* _EXERCISE AIM_
Only the lines holding the string "this" are needed. Copy each one.

___ LISTED RECORDS

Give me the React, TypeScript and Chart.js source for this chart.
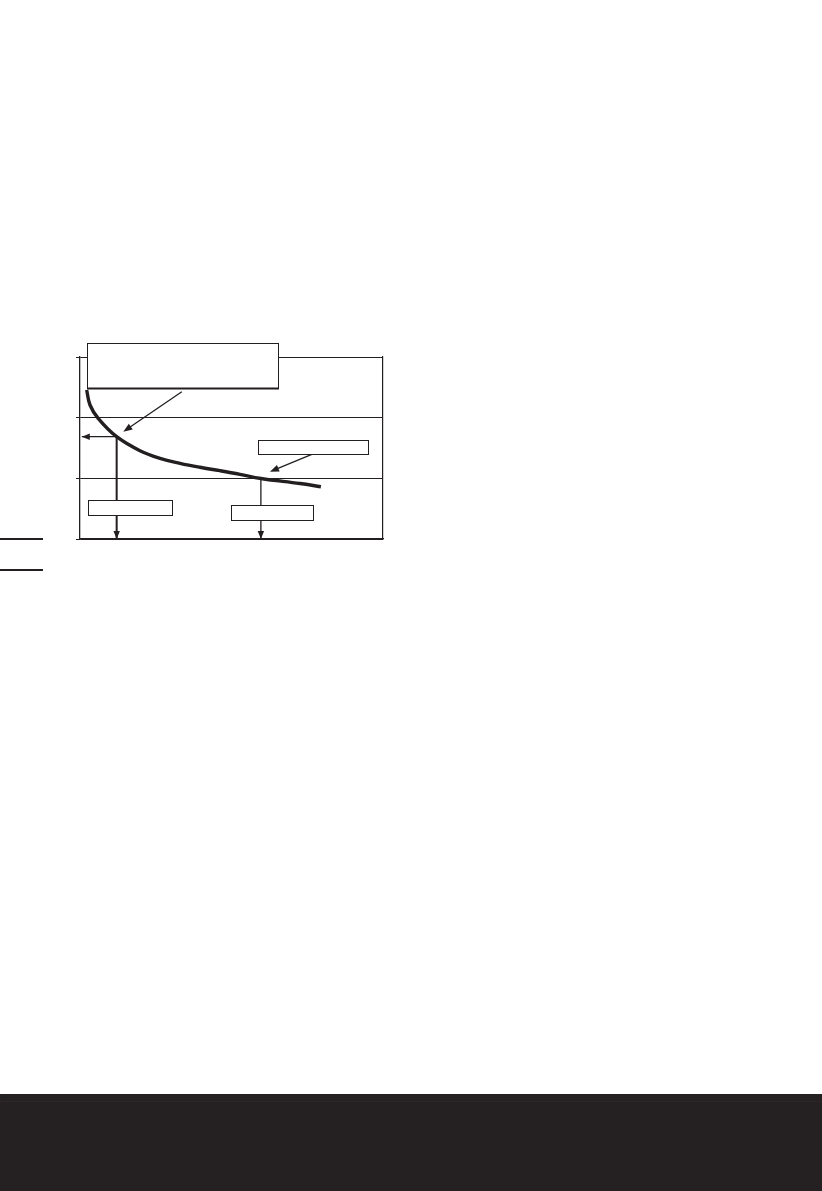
import React, { useEffect, useRef } from "react";
import { Chart, registerables } from "chart.js";

Chart.register(...registerables);

// ---- data (chart units: x 0..10, y 0..3) ----
const curveX = [0.22, 0.33, 0.6, 1.21, 1.98, 2.64, 3.3, 3.96, 4.62, 5.28, 5.97, 7.26, 7.95];
const curveY = [2.456, 2.209, 1.989, 1.686, 1.455, 1.33, 1.248, 1.182, 1.126, 1.066, 0.997, 0.915, 0.862];
const xLimits = [0, 10];
const yTickValues = [0, 1, 2, 3];
const dropAX = [1.21, 1.21];
const dropAY = [1.686, 0];
const leadAX = [1.21, 0.06];
const leadAY = [1.686, 1.686];
const dropBX = [5.97, 5.97];
const dropBY = [0.997, 0];
// callout boxes: [x0, x1, yTop, yBottom]
const boxTop = [0.22, 6.54, 3.226, 2.494];
const boxRight = [5.86, 9.51, 1.632, 1.396];
const boxLowLeft = [0.27, 3.03, 0.638, 0.391];
const boxLowRight = [4.97, 7.7, 0.555, 0.308];
// pointer arrows: [fromX, fromY, toX, toY]
const pointerTop = [3.36, 2.428, 1.43, 1.769];
const pointerRight = [7.65, 1.396, 6.27, 1.109];

const INK = "#231f20";

const zip = (xs: number[], ys: number[]) => xs.map((x, i) => ({ x, y: ys[i] }));

function arrowHead(ctx: CanvasRenderingContext2D, fx: number, fy: number, tx: number, ty: number, len = 8, half = 3.2) {
  const a = Math.atan2(ty - fy, tx - fx);
  ctx.beginPath();
  ctx.moveTo(tx, ty);
  ctx.lineTo(tx - len * Math.cos(a) + half * Math.sin(a), ty - len * Math.sin(a) - half * Math.cos(a));
  ctx.lineTo(tx - len * Math.cos(a) - half * Math.sin(a), ty - len * Math.sin(a) + half * Math.cos(a));
  ctx.closePath();
  ctx.fillStyle = INK;
  ctx.fill();
}

const annotate = {
  id: "annotate",
  afterDatasetsDraw(chart: any) {
    const { ctx, scales } = chart;
    const X = (v: number) => scales.x.getPixelForValue(v);
    const Y = (v: number) => scales.y.getPixelForValue(v);
    ctx.save();
    // arrowheads on drop / lead lines
    arrowHead(ctx, X(dropAX[0]), Y(dropAY[0]), X(dropAX[1]), Y(dropAY[1]));
    arrowHead(ctx, X(leadAX[0]), Y(leadAY[0]), X(leadAX[1]), Y(leadAY[1]));
    arrowHead(ctx, X(dropBX[0]), Y(dropBY[0]), X(dropBX[1]), Y(dropBY[1]));
    // pointer arrows
    for (const p of [pointerTop, pointerRight]) {
      const fx = X(p[0]), fy = Y(p[1]), tx = X(p[2]), ty = Y(p[3]);
      const a = Math.atan2(ty - fy, tx - fx);
      ctx.beginPath();
      ctx.moveTo(fx, fy);
      ctx.lineTo(tx - 6 * Math.cos(a), ty - 6 * Math.sin(a));
      ctx.strokeStyle = INK;
      ctx.lineWidth = 1.3;
      ctx.stroke();
      arrowHead(ctx, fx, fy, tx, ty, 9, 3.5);
    }
    // boxes
    const boxes = [boxTop, boxRight, boxLowLeft, boxLowRight];
    boxes.forEach((b, i) => {
      const x0 = Math.round(X(b[0])) + 0.5, x1 = Math.round(X(b[1])) + 0.5;
      const y0 = Math.round(Y(b[2])) + 0.5, y1 = Math.round(Y(b[3])) + 0.5;
      ctx.fillStyle = "#ffffff";
      ctx.fillRect(x0, y0, x1 - x0, y1 - y0);
      ctx.strokeStyle = INK;
      ctx.lineWidth = 1;
      ctx.strokeRect(x0, y0, x1 - x0, y1 - y0);
      if (i === 0) {
        ctx.beginPath();
        ctx.moveTo(x0 - 0.5, y1);
        ctx.lineTo(x1 + 0.5, y1);
        ctx.lineWidth = 2.2;
        ctx.stroke();
      }
    });
    ctx.restore();
  },
};

export default function App() {
  const ref = useRef<HTMLCanvasElement | null>(null);
  useEffect(() => {
    if (!ref.current) return;
    const chart = new Chart(ref.current, {
      type: "scatter",
      data: {
        datasets: [
          {
            data: zip(curveX, curveY),
            showLine: true,
            borderColor: INK,
            borderWidth: 3.4,
            pointRadius: 0,
            tension: 0.4,
            borderCapStyle: "butt",
          },
          { data: zip(dropAX, dropAY), showLine: true, borderColor: INK, borderWidth: 2, pointRadius: 0 },
          { data: zip(leadAX, leadAY), showLine: true, borderColor: INK, borderWidth: 1.3, pointRadius: 0 },
          { data: zip(dropBX, dropBY), showLine: true, borderColor: INK, borderWidth: 1.3, pointRadius: 0 },
        ],
      } as any,
      options: {
        responsive: false,
        animation: false,
        events: [],
        layout: { padding: { left: 76, top: 357, right: 439, bottom: 652 } },
        plugins: { legend: { display: false }, tooltip: { enabled: false }, title: { display: false } },
        scales: {
          x: {
            type: "linear",
            min: xLimits[0],
            max: xLimits[1],
            grid: { display: false, drawTicks: false },
            ticks: { display: false },
            border: { display: true, color: INK, width: 1.2 },
          },
          y: {
            type: "linear",
            min: yTickValues[0],
            max: yTickValues[yTickValues.length - 1],
            afterBuildTicks: (s: any) => {
              s.ticks = yTickValues.map((v) => ({ value: v }));
            },
            ticks: { display: false },
            grid: { display: true, color: INK, lineWidth: 1, drawTicks: true, tickLength: 4 },
            border: { display: true, color: INK, width: 1.3 },
          },
          y2: {
            type: "linear",
            position: "right",
            min: yTickValues[0],
            max: yTickValues[yTickValues.length - 1],
            ticks: { display: false },
            grid: { display: false, drawTicks: false },
            border: { display: true, color: INK, width: 1.2 },
          },
        },
      } as any,
      plugins: [annotate],
    });
    return () => chart.destroy();
  }, []);

  return (
    <div style={{ position: "absolute", left: 0, top: 0, width: 822, height: 1191, background: "#ffffff", overflow: "hidden" }}>
      <canvas ref={ref} width={822} height={1191} style={{ position: "absolute", left: 0, top: 0, display: "block" }} />
      <div style={{ position: "absolute", left: 0, top: 538, width: 43, height: 2, background: INK }} />
      <div style={{ position: "absolute", left: 0, top: 569, width: 43, height: 2, background: INK }} />
      <div style={{ position: "absolute", left: 0, top: 1094, width: 822, height: 97, background: "#252122" }}>
        <div style={{ position: "absolute", left: 0, top: 7, width: 822, height: 0, borderTop: "1px dotted #3a2a2c" }} />
      </div>
    </div>
  );
}
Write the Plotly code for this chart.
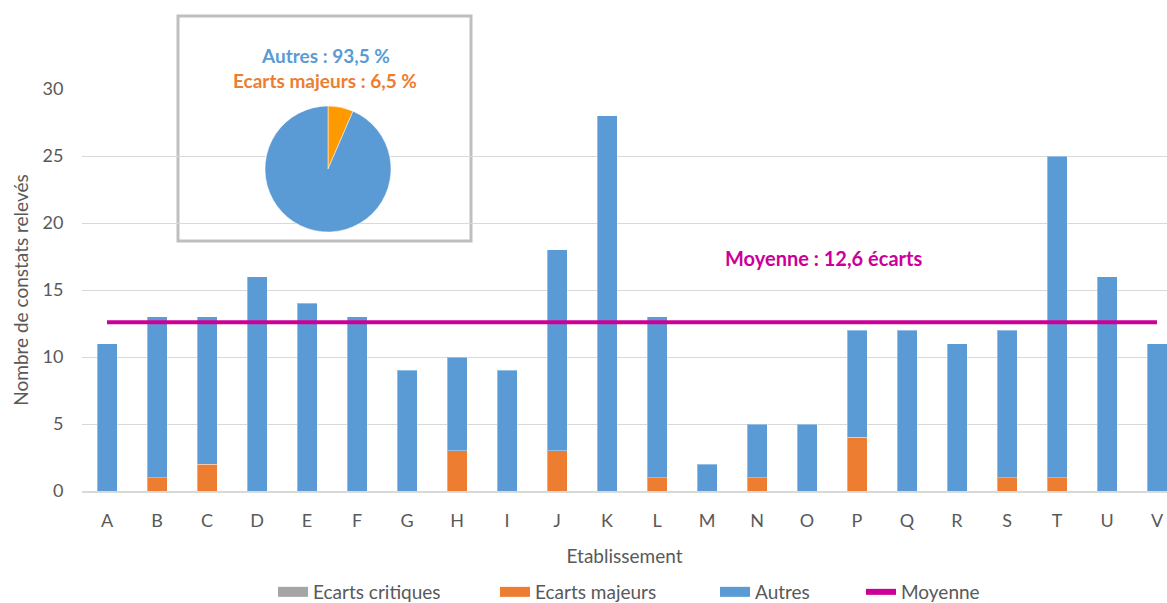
import plotly.graph_objects as go

# Établissements et nombre de constats relevés par catégorie
etablissements = ["A", "B", "C", "D", "E", "F", "G", "H", "I", "J", "K",
                  "L", "M", "N", "O", "P", "Q", "R", "S", "T", "U", "V"]
ecarts_critiques = [0] * 22
ecarts_majeurs = [0, 1, 2, 0, 0, 0, 0, 3, 0, 3, 0, 1, 0, 1, 0, 4, 0, 0, 1, 1, 0, 0]
totaux = [11, 13, 13, 16, 14, 13, 9, 10, 9, 18, 28, 13, 2, 5, 5, 12, 12, 11, 12, 25, 16, 11]
autres = [t - m - c for t, m, c in zip(totaux, ecarts_majeurs, ecarts_critiques)]
moyenne = 12.6

# Répartition globale (camembert)
pie_labels = ["Ecarts majeurs", "Autres"]
pie_values = [6.5, 93.5]

GREY = "#A5A5A5"
ORANGE = "#ED7D31"
BLUE = "#5B9BD5"
MAGENTA = "#CC0099"
TXT = "#595959"
FONT = "Lato"

W, H = 1167, 603
L, R, T, B = 82, 0, 89, 112
PW, PH = W - L - R, H - T - B


def px_x(x):
    return (x - L) / PW


def px_y(y):
    return (H - B - y) / PH


fig = go.Figure()
series = [("Ecarts critiques", ecarts_critiques, GREY, 11),
          ("Ecarts majeurs", ecarts_majeurs, ORANGE, 11),
          ("Autres", autres, BLUE, 11)]
for name, vals, col, _ in series:
    fig.add_trace(go.Bar(x=etablissements, y=vals, name=name, marker_color=col,
                         marker_line=dict(color="rgba(255,255,255,0.35)", width=1),
                         showlegend=False))
fig.add_trace(go.Scatter(x=etablissements, y=[moyenne] * len(etablissements),
                         name="Moyenne", mode="lines", showlegend=False,
                         line=dict(color=MAGENTA, width=4)))

# Legend entries: one small legend per entry, placed along the bottom
legend_entries = series + [("Moyenne", None, MAGENTA, 6)]
text_starts = [315, 537, 757, 903]
legend_layouts = {}
for i, ((name, _, col, lw), tx) in enumerate(zip(legend_entries, text_starts)):
    key = "legend" if i == 0 else f"legend{i + 1}"
    fig.add_trace(go.Scatter(x=[None], y=[None], name=name, mode="lines",
                             line=dict(color=col, width=lw), legend=key))
    legend_layouts[key] = dict(orientation="h", x=px_x(tx - 42), xanchor="left",
                               y=px_y(592), yanchor="middle",
                               bgcolor="rgba(0,0,0,0)",
                               font=dict(size=19, color=TXT), itemwidth=30)

# Encadré du camembert
cx, cy, rad = 328, 169, 63
fig.add_trace(go.Pie(labels=pie_labels, values=pie_values, sort=False,
                     direction="clockwise", rotation=0,
                     marker=dict(colors=["#FF9900", BLUE],
                                 line=dict(color="white", width=0.5)),
                     textinfo="none", hoverinfo="label+percent", showlegend=False,
                     domain=dict(x=[px_x(cx - rad), px_x(cx + rad)],
                                 y=[px_y(cy + rad), px_y(cy - rad)])))

fig.add_shape(type="rect", xref="paper", yref="paper",
              x0=px_x(178), x1=px_x(471), y0=px_y(241), y1=px_y(16),
              line=dict(color="#BFBFBF", width=3), fillcolor="white",
              layer="between")

fig.add_annotation(text="<b>Autres : 93,5 %</b>", xref="paper", yref="paper",
                   x=px_x(325), y=px_y(55), xanchor="center", yanchor="middle",
                   showarrow=False, font=dict(family=FONT, size=19, color=BLUE))
fig.add_annotation(text="<b>Ecarts majeurs : 6,5 %</b>", xref="paper", yref="paper",
                   x=px_x(325), y=px_y(80), xanchor="center", yanchor="middle",
                   showarrow=False, font=dict(family=FONT, size=19, color=ORANGE))
fig.add_annotation(text="<b>Moyenne : 12,6 écarts</b>", xref="paper", yref="paper",
                   x=px_x(823), y=px_y(258), xanchor="center", yanchor="middle",
                   showarrow=False, font=dict(family=FONT, size=20, color=MAGENTA))

fig.update_layout(
    width=W, height=H,
    margin=dict(l=L, r=R, t=T, b=B, autoexpand=False),
    paper_bgcolor="white", plot_bgcolor="white",
    barmode="stack", bargap=0.6,
    font=dict(family=FONT, size=18, color=TXT),
    xaxis=dict(range=[-0.5, -0.5 + PW / 50.0], showgrid=False,
               showline=True, linecolor="#D9D9D9", linewidth=2,
               ticks="outside", ticklen=12, tickcolor="rgba(255,255,255,0)",
               tickfont=dict(size=18, color=TXT),
               title=dict(text="Etablissement", font=dict(size=19, color=TXT),
                          standoff=20)),
    yaxis=dict(range=[0, 30], dtick=5, showgrid=True, gridcolor="#D9D9D9",
               gridwidth=1, zeroline=False, showline=False, ticks="outside",
               ticklen=14, tickcolor="rgba(255,255,255,0)",
               tickfont=dict(size=18, color=TXT),
               title=dict(text="Nombre de constats relevés",
                          font=dict(size=19, color=TXT), standoff=8)),
    **legend_layouts,
)

fig.write_html("out.html")
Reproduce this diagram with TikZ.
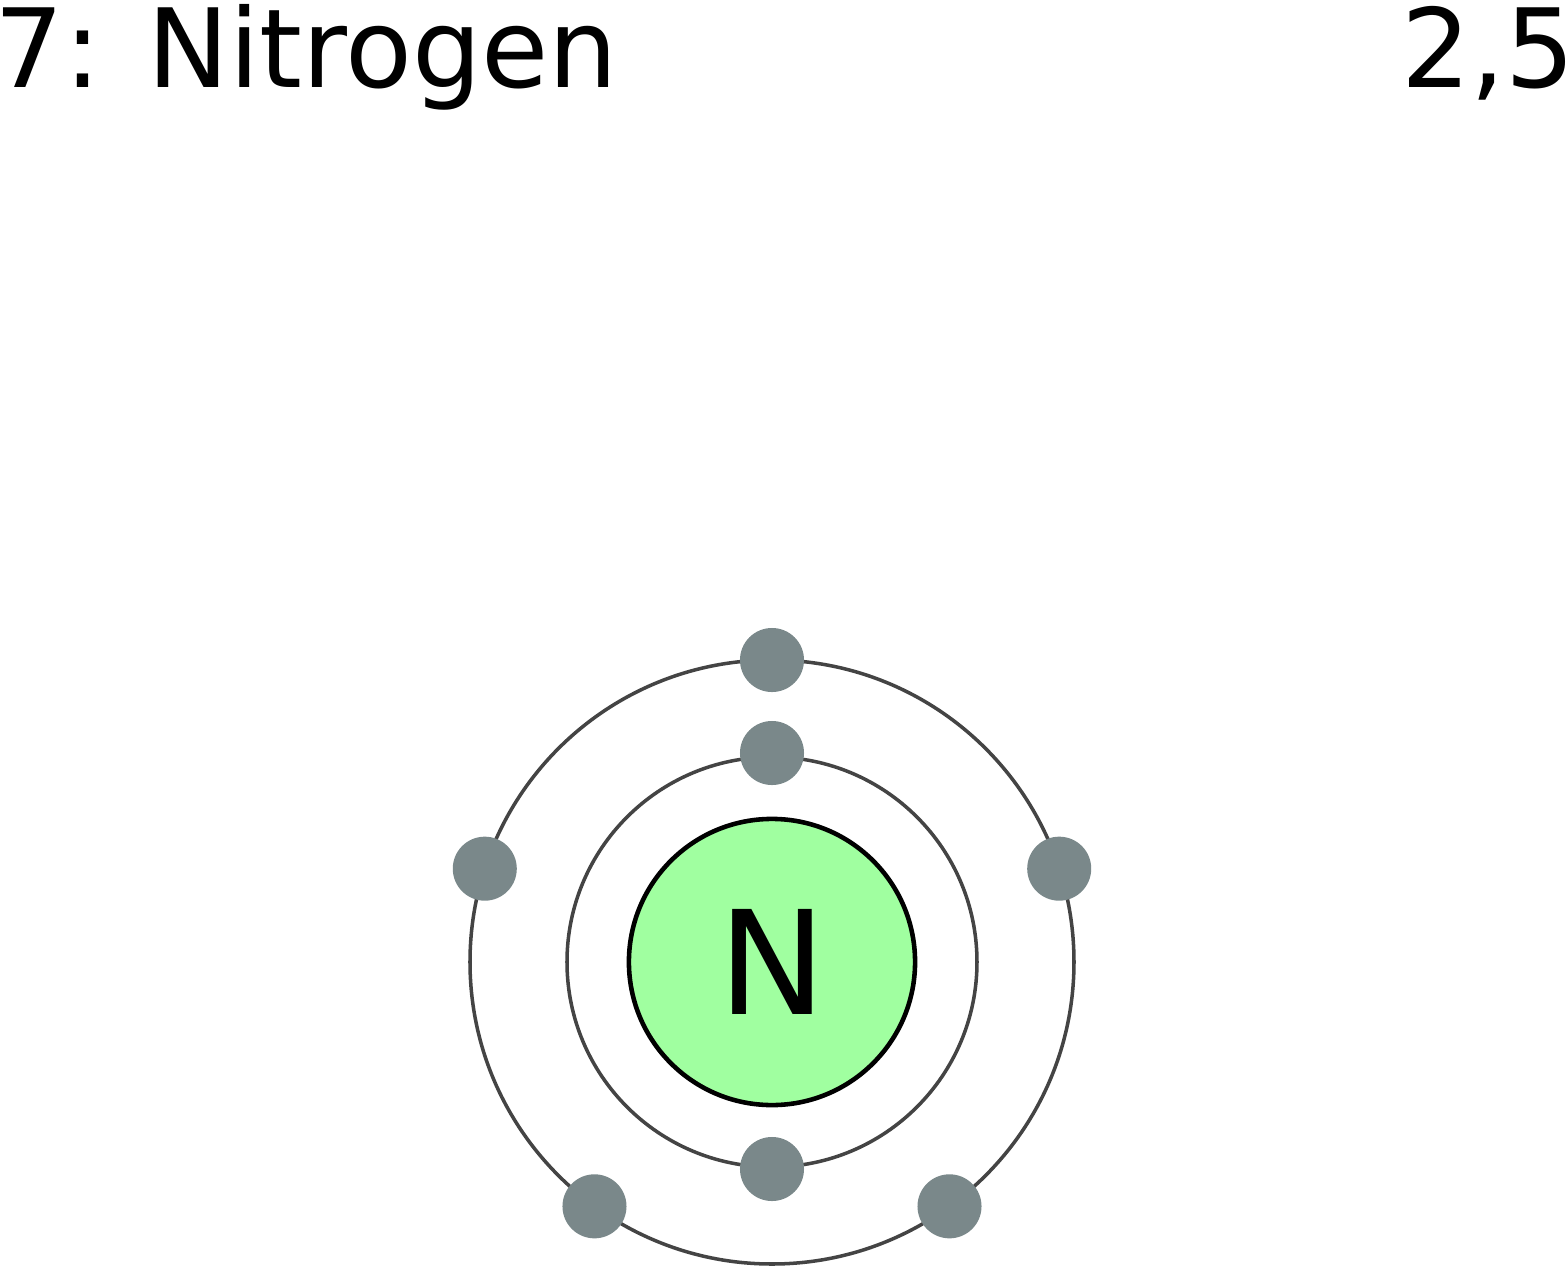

______

* _COMPLETE ANSWER_
Give me the React, TypeScript and Chart.js source for this chart.
Write the Plotly code for this chart.
Reproduce this diagram with TikZ.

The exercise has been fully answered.